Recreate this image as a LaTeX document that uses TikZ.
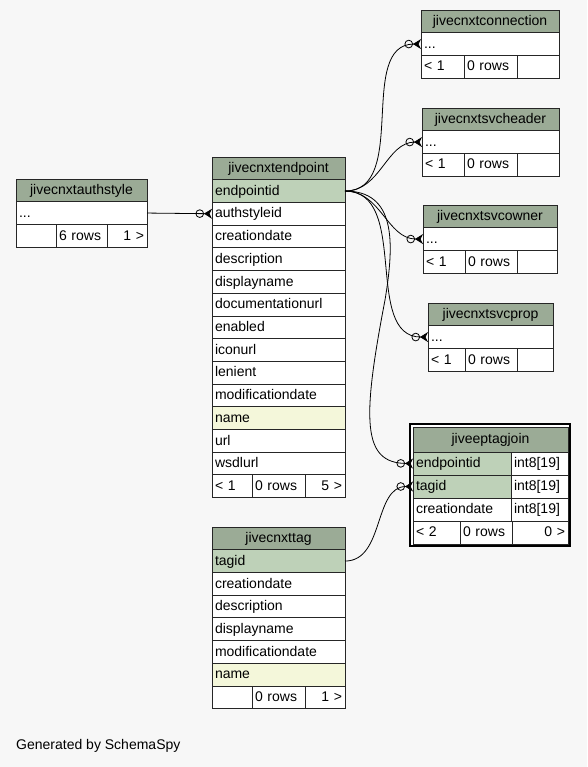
...
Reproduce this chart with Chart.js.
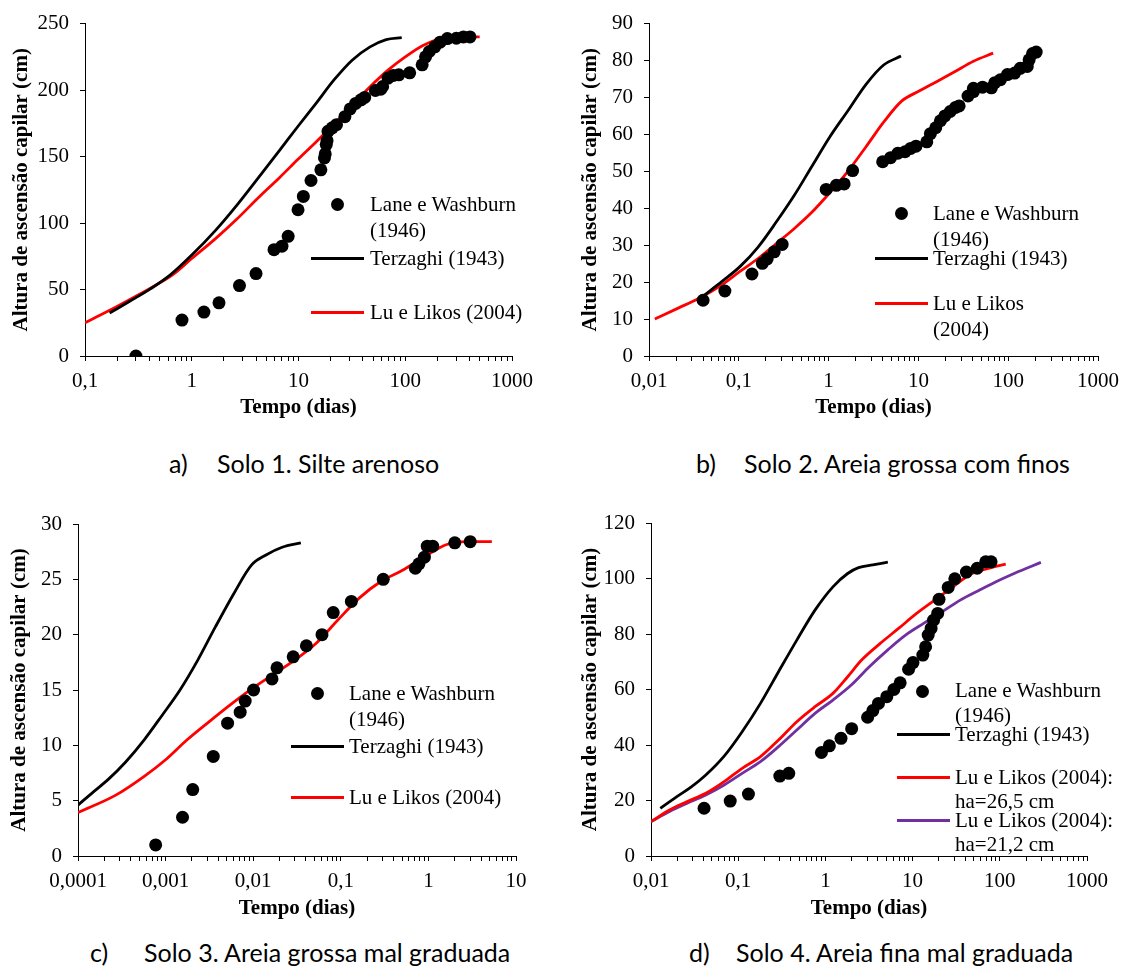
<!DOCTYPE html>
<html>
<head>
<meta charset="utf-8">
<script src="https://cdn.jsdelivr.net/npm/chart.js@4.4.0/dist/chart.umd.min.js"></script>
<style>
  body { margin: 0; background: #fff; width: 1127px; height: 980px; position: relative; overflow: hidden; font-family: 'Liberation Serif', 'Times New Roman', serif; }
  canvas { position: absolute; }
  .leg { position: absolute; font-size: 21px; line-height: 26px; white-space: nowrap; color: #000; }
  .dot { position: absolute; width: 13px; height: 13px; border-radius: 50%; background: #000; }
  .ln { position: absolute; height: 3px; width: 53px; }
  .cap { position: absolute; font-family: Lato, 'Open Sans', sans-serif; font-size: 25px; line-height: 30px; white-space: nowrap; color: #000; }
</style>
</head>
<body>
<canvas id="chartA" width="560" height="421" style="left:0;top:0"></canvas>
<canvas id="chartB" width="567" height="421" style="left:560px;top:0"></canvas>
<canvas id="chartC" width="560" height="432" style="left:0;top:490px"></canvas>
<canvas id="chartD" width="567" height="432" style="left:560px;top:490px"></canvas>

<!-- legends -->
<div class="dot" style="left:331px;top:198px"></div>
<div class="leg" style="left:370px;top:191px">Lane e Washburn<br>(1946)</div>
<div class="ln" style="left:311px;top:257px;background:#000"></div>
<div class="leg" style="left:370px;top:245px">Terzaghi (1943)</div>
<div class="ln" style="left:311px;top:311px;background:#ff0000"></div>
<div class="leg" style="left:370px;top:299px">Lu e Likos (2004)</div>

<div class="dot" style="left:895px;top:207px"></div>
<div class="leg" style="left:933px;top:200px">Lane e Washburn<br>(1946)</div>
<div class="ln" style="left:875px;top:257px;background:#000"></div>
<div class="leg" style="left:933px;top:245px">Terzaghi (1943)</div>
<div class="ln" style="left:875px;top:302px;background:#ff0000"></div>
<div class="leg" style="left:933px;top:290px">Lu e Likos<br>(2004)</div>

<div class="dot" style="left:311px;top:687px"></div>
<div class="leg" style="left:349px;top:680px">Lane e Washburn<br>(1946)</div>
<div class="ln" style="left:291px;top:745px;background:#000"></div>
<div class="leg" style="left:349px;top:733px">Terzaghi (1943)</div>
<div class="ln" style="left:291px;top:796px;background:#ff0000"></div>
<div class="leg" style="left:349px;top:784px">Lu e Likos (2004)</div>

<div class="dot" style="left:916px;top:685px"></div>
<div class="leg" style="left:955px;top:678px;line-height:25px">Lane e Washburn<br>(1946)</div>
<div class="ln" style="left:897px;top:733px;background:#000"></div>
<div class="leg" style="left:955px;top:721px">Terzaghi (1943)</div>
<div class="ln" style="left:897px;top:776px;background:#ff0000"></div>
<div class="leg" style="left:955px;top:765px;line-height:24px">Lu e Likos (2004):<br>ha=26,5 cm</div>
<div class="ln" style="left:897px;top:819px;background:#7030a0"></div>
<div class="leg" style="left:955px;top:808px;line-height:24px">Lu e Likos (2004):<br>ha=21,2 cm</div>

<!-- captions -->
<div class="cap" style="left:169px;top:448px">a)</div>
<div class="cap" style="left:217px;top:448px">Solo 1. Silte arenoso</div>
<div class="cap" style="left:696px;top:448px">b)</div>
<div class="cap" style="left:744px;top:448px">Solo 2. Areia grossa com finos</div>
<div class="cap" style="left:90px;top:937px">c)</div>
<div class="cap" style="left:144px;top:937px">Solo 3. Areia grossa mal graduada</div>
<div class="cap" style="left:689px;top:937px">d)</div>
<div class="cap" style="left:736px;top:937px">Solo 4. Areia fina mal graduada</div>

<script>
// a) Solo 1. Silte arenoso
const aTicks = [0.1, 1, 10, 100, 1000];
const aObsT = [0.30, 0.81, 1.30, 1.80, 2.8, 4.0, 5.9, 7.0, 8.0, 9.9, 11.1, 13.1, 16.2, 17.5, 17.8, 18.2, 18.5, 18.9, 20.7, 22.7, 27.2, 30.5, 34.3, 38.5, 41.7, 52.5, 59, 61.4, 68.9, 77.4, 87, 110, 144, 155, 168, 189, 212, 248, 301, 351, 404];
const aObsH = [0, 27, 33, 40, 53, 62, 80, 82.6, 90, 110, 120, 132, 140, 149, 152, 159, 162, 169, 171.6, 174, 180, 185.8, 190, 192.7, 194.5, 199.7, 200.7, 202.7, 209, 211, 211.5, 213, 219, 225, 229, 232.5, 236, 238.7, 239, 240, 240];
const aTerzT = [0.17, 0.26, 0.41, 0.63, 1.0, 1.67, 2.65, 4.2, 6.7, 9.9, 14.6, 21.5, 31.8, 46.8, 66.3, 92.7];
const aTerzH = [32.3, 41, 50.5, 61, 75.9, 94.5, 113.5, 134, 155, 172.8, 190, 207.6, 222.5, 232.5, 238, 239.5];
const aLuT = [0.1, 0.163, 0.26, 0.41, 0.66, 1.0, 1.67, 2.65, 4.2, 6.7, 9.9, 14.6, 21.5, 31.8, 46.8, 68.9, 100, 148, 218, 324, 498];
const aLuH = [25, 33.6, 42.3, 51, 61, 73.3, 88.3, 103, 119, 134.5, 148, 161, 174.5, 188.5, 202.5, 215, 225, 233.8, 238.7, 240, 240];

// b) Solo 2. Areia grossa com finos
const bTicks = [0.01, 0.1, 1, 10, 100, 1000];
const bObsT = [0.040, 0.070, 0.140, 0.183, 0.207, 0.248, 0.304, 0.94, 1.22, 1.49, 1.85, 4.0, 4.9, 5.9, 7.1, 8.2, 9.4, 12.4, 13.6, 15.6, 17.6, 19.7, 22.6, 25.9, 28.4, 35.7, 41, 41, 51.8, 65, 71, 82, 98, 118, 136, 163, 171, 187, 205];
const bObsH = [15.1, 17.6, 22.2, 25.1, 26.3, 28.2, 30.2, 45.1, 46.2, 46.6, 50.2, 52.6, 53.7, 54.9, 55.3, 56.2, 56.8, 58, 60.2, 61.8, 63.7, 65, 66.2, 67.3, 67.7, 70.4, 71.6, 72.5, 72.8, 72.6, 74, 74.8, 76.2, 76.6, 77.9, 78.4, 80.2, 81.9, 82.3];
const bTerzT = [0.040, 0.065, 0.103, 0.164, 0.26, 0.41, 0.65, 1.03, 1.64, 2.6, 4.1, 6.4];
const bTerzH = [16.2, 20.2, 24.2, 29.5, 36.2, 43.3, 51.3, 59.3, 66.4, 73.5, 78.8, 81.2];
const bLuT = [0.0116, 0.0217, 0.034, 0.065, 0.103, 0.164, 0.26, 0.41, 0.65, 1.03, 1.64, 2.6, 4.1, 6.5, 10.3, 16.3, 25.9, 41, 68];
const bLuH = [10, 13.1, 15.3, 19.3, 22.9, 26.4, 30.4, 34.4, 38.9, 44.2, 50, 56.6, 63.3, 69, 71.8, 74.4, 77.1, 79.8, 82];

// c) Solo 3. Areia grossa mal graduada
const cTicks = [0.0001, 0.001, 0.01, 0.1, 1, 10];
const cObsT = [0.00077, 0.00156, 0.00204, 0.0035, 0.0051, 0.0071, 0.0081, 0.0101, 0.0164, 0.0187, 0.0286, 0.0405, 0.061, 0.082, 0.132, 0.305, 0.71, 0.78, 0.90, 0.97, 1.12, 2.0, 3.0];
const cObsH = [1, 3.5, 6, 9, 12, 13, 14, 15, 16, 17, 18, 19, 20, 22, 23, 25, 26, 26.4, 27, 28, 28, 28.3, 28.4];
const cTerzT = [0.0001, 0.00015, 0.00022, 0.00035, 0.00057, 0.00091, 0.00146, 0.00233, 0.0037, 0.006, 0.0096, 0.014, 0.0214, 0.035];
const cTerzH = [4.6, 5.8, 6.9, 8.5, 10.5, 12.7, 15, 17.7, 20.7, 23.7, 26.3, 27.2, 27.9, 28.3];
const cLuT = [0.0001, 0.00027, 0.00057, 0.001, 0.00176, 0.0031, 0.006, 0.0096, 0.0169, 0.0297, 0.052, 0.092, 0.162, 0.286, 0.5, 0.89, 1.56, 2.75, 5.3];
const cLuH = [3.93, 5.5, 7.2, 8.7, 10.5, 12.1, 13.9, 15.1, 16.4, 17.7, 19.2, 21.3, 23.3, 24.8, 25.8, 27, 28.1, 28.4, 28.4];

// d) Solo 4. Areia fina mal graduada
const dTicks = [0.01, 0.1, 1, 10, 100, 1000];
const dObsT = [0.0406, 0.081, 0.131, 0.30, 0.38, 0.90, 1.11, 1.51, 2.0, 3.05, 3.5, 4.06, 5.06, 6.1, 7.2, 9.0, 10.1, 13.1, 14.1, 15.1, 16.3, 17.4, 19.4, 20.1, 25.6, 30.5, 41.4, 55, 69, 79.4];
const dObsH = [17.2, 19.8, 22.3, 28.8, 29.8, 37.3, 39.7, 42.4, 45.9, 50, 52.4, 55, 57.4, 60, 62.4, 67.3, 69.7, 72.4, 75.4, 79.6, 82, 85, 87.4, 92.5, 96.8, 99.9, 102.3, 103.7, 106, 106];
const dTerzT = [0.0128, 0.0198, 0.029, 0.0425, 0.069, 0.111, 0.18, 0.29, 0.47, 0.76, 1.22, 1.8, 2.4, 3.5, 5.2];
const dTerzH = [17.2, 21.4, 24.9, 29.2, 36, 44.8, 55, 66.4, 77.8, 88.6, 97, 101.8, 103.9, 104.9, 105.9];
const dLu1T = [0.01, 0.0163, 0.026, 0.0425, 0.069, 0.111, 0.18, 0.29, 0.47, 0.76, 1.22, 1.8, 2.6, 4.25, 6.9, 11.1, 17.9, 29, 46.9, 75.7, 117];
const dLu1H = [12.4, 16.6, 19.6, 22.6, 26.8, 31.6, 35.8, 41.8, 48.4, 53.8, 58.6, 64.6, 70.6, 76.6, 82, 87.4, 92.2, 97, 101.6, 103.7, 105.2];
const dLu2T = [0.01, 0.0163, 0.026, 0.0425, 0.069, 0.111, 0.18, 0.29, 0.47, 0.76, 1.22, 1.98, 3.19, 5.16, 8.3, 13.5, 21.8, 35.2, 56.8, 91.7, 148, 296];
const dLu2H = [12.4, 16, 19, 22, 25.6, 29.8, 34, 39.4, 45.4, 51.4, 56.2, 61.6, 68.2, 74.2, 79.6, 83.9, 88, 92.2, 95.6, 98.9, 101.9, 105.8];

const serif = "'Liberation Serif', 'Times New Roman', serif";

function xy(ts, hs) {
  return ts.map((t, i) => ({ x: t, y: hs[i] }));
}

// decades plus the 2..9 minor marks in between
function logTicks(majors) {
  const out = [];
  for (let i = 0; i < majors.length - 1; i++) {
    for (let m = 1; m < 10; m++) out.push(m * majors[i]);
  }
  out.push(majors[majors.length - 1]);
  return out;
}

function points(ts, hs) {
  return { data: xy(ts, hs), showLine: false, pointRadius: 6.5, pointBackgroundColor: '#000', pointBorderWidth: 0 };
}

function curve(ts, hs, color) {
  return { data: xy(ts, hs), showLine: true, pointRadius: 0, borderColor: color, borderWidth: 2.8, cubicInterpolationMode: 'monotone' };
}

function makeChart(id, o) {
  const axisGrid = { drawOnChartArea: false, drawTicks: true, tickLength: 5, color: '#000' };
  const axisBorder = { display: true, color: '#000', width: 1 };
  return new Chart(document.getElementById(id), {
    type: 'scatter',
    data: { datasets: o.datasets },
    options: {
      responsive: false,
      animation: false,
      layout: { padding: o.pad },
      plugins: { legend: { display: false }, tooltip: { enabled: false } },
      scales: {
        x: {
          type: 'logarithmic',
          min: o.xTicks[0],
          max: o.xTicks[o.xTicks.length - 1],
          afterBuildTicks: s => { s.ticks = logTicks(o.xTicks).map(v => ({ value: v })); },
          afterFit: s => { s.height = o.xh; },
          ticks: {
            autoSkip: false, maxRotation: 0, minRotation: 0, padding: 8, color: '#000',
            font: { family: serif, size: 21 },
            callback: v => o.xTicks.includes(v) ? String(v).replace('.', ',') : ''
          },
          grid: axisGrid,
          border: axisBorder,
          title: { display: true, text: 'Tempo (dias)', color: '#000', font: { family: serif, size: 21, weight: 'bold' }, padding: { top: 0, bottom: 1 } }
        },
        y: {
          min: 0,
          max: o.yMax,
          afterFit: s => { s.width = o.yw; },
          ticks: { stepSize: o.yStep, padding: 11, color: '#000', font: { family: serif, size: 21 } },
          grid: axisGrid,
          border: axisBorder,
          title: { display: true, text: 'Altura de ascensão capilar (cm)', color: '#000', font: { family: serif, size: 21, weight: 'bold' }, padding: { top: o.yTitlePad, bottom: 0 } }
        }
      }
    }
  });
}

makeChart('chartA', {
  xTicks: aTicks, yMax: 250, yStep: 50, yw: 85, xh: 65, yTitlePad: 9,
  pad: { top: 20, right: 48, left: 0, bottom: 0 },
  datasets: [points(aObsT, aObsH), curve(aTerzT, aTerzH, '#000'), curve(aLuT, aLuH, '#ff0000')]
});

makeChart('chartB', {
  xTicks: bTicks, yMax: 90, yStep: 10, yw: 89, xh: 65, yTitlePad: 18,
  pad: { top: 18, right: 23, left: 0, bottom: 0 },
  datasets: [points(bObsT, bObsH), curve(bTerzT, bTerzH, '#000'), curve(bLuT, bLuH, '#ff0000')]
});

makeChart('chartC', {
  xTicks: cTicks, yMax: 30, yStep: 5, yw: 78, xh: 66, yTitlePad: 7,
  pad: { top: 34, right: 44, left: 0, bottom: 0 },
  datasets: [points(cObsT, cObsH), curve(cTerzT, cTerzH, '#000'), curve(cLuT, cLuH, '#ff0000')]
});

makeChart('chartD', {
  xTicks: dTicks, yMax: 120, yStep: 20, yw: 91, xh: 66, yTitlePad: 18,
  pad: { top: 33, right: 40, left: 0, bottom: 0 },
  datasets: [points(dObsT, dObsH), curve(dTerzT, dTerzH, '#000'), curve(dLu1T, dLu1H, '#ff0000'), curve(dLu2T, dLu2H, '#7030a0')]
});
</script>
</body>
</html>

* [WORK TO COMPLETE] Each line that holds the word "document" is to be copied.

* [WORKED SOLUTION]
Recreate this image as a LaTeX document that uses TikZ.
  return new Chart(document.getElementById(id), {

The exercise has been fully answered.